Choosing Pots, Soil and Fertilisers For Your Pond Plant
When potting a pond plant, you can use normal plastic garden pots (those with solid sides and the holes in the bottom) like any other potted plant if you wish. These have the advantage of being low cost and easily available. However, if possible, opt for open-mesh aquatic baskets; these allow the plant’s roots to escape the pot and spread out into the pond water. Plants generally grow better in them because they are less confined, and will last longer before needing re-potting (although they will be more difficult to re-pot when the time comes, since the roots will be harder to disentangle from the pot).
Most modern open-mesh aquatic baskets have quite fine mesh and do not usually require a hessian liner to hold the soil in, but if you are using very fine powdery or sandy soil, have a basket with a very open mesh, or have a significant water flow, you may still need a liner. Newspaper will do as a liner if you have nothing else, but bear in mind that it is not long-lasting in the way that hessian liners are and may disintegrate if the pot is disturbed later. An alternative to pots is to use aquatic planting bags – these are flexible, permeable, mesh bags which will not leach soil out and which can be fitted into awkward places.
Do ensure that whatever pot you choose gives your plants enough room. Many aquatic plants, and waterlilies in particular, need the space for a large root area. Do not place these in small or cramped pots if you want them to perform and flower well. Small marginal plants, oxygenators, and miniature waterlilies can be started in pots of around 1 litre capacity, while larger marginal plants and other waterlilies are best started in pots of 2 to 5 litre capacity. We generally recommend that each variety of plant is potted individually, so that they are not competing for space in one pot. You can find more specific information on each plant's page on our website.
Pot the plant in a heavy, loamy soil. This is a soil which is composed of sand, silt and clay, rather than being a peat-based soil (which will tend to float and is not nourishing enough for water plants in the long term). Soils like this will usually look brown rather than black. If you are potting waterlilies or deep-water plants such as Orontiums, these like an even heavier soil, such as a heavy clay with around 30% clay content. Special aquatic soil is available in most garden centres and this is a good compromise for all pond plants. Alternatively, normal garden soil from somewhere like a flowerbed, that has been raked or sieved to make it workable, can be used. Do not use standard potting compost or any garden soil that has recently been fertilised, as this can cause excessive algae and/or green water in the pond.
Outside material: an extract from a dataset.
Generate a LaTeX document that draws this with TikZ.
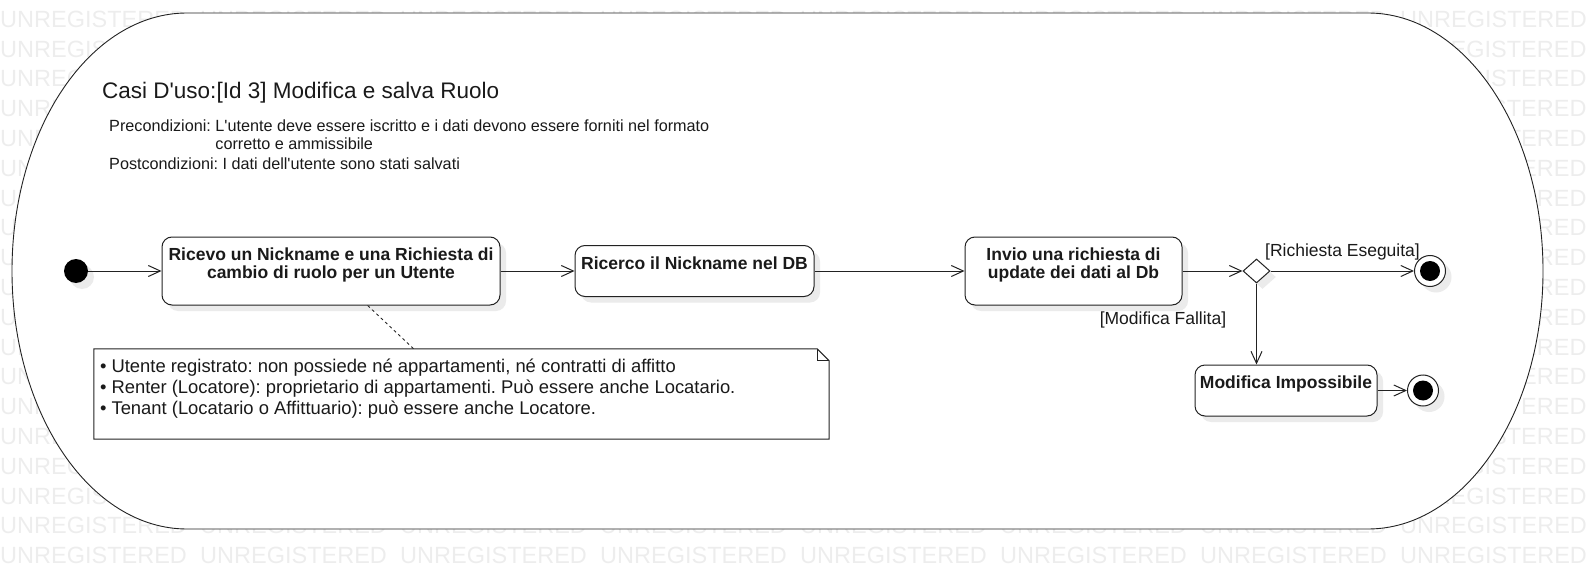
\documentclass[tikz,border=0pt]{standalone}
\usepackage{fontspec}
\setmainfont{Liberation Sans}[Ligatures=TeXOff]
\usetikzlibrary{arrows.meta,shadows,shapes.geometric,positioning}
\frenchspacing

\definecolor{linec}{HTML}{222222}
\definecolor{textc}{HTML}{1A1A1A}
\definecolor{markc}{HTML}{EDEDED}
\definecolor{shadc}{HTML}{EBEBEB}

\tikzset{
  shadowed/.style={drop shadow={shadow xshift=6pt, shadow yshift=-6pt, fill=shadc, opacity=1}},
  act/.style={draw=linec, line width=1pt, rounded corners=10pt, fill=white, inner sep=0pt, shadowed},
  acttext/.style={font=\bfseries\fontsize{17.5}{18}\selectfont, text=textc, align=center,
    anchor=north, inner sep=0pt, yshift=-11.3pt},
  flow/.style={draw=linec, line width=1pt, -{Straight Barb[length=12pt,width=11pt]}},
  guard/.style={font=\fontsize{17.5}{20}\selectfont, text=textc, inner sep=0pt},
  cond/.style={font=\fontsize{16.2}{17.3}\selectfont, text=textc, align=left, inner sep=0pt},
  notetext/.style={font=\fontsize{18.4}{20.7}\selectfont, text=textc, align=left,
    anchor=north west, inner sep=0pt, xshift=6pt, yshift=-10.3pt},
  startnode/.style={circle, fill=black, minimum size=24pt, inner sep=0pt, shadowed},
  endnode/.style={circle, draw=linec, line width=1pt, fill=white, minimum size=31pt, inner sep=0pt, shadowed,
    path picture={\fill[black] (path picture bounding box.center) circle (10pt);}},
  decision/.style={diamond, draw=linec, line width=1pt, fill=white, minimum width=27pt,
    minimum height=24pt, inner sep=0pt, shadowed},
  watermark/.style={font=\fontsize{23.5}{24}\selectfont, text=markc, inner sep=0pt, anchor=west},
}

\begin{document}
\begin{tikzpicture}[x=1pt, y=-1pt]
  \useasboundingbox (0,0) rectangle (1592,580);
  %% background watermark: full rows, then the parts left and right of the frame
  \foreach \k in {0,17,18} {
    \foreach \j in {0,...,7} {
      \node[watermark] (wm-\k-\j) at (200*\j, 19.3+29.8*\k) {UNREGISTERED}; } }
  \foreach \k/\lt/\rt in {1/UNREGIST/REGISTERED, 2/UNREG/GISTERED, 3/UNRE/STERED, 4/UNR/TERED,
      5/UN/ERED, 6/UN/ERED, 7/UN/ERED, 8/UN/ERED, 9/UN/ERED, 10/UN/ERED, 11/UN/ERED,
      12/UN/ERED, 13/UNR/TERED, 14/UNRE/STERED, 15/UNREG/GISTERED, 16/UNREGIST/REGISTERED} {
    \node[watermark] (wml-\k) at (0, 19.3+29.8*\k) {\lt};
    \node[watermark, anchor=east] (wmr-\k) at (1586.7, 19.3+29.8*\k) {\rt}; }
  %% frame of the activity
  \draw[draw=linec, line width=0.9pt, fill=white] (187,13) -- (1368,13)
    arc[start angle=90, end angle=-90, x radius=175pt, y radius=258pt] -- (187,529)
    arc[start angle=270, end angle=90, x radius=175pt, y radius=258pt] -- cycle;
  %% header
  \node[anchor=base west, font=\fontsize{22.5}{26}\selectfont, text=textc, inner sep=0pt]
    (titolo) at (102,98.4) {Casi D'uso:[Id 3] Modifica e salva Ruolo};
  \node[cond, anchor=north west] (pre) at (109,120)
    {Precondizioni: L'utente deve essere iscritto e i dati devono essere forniti nel formato\\
     \phantom{Precondizioni: }corretto e ammissibile};
  \node[cond, anchor=base west] (post) at (109,169.3)
    {Postcondizioni: I dati dell'utente sono stati salvati};
  %% main flow
  \node[startnode] (inizio) at (76,271) {};
  \node[act, minimum width=338pt, minimum height=68pt,
    label={[acttext]north:{Ricevo un Nickname e una Richiesta di\\cambio di ruolo per un Utente}}]
    (ricevo) at (331,271) {};
  \node[act, minimum width=239pt, minimum height=51pt,
    label={[acttext]north:{Ricerco il Nickname nel DB}}] (ricerco) at (694.5,271) {};
  \node[act, minimum width=217pt, minimum height=68pt,
    label={[acttext]north:{Invio una richiesta di\\update dei dati al Db}}] (invio) at (1073.5,271) {};
  \node[decision] (scelta) at (1256.5,271) {};
  \node[endnode] (fine) at (1430,271) {};
  \node[act, minimum width=182pt, minimum height=51pt,
    label={[acttext]north:{Modifica Impossibile}}] (impossibile) at (1286,390.5) {};
  \node[endnode] (fineko) at (1423,390.5) {};
  \node[guard] (ok) at (1342.5,252) {[Richiesta Eseguita]};
  \node[guard] (ko) at (1163,320) {[Modifica Fallita]};
  \draw[flow] (inizio) -- (ricevo);
  \draw[flow] (ricevo) -- (ricerco);
  \draw[flow] (ricerco) -- (invio);
  \draw[flow] (invio) -- (scelta);
  \draw[flow] (scelta) -- (fine);
  \draw[flow] (scelta.south) -- (scelta.south |- impossibile.north);
  \draw[flow] (impossibile) -- (fineko);
  %% note on the roles
  \node[minimum width=735pt, minimum height=90pt, inner sep=0pt,
    label={[notetext]north west:{%
      • Utente registrato: non possiede né appartamenti, né contratti di affitto\\
      • Renter (Locatore): proprietario di appartamenti. Può essere anche Locatario.\\
      • Tenant (Locatario o Affittuario): può essere anche Locatore.}}]
    (nota) at (461.5,394) {};
  \draw[draw=linec, line width=1pt] (nota.north west) -- ([xshift=-12pt]nota.north east)
    -- ([yshift=-12pt]nota.north east) -- (nota.south east) -- (nota.south west) -- cycle;
  \draw[draw=linec, line width=1pt] ([xshift=-12pt]nota.north east)
    -- ([xshift=-12pt,yshift=-12pt]nota.north east) -- ([yshift=-12pt]nota.north east);
  \draw[draw=linec, line width=0.8pt, dash pattern=on 3pt off 3pt] (ricevo) -- (nota);
\end{tikzpicture}
\end{document}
When growing pond plants in pots, for best results we would advise that they are re-potted or divided every two years, or at least every three years. This is especially true for waterlilies and water irises. We would also advise that waterlilies are fertilised once a year, ideally in spring, if you are not re-potting them that year. It is best to use special aquatic plant fertiliser, as standard plant fertilisers can dissolve and leach out into pond water. You can fertilise a plant without re-potting it, if you don't mind getting dirty hands, by pushing a slow-release fertiliser tablet down into the soil until it is around the plant's roots.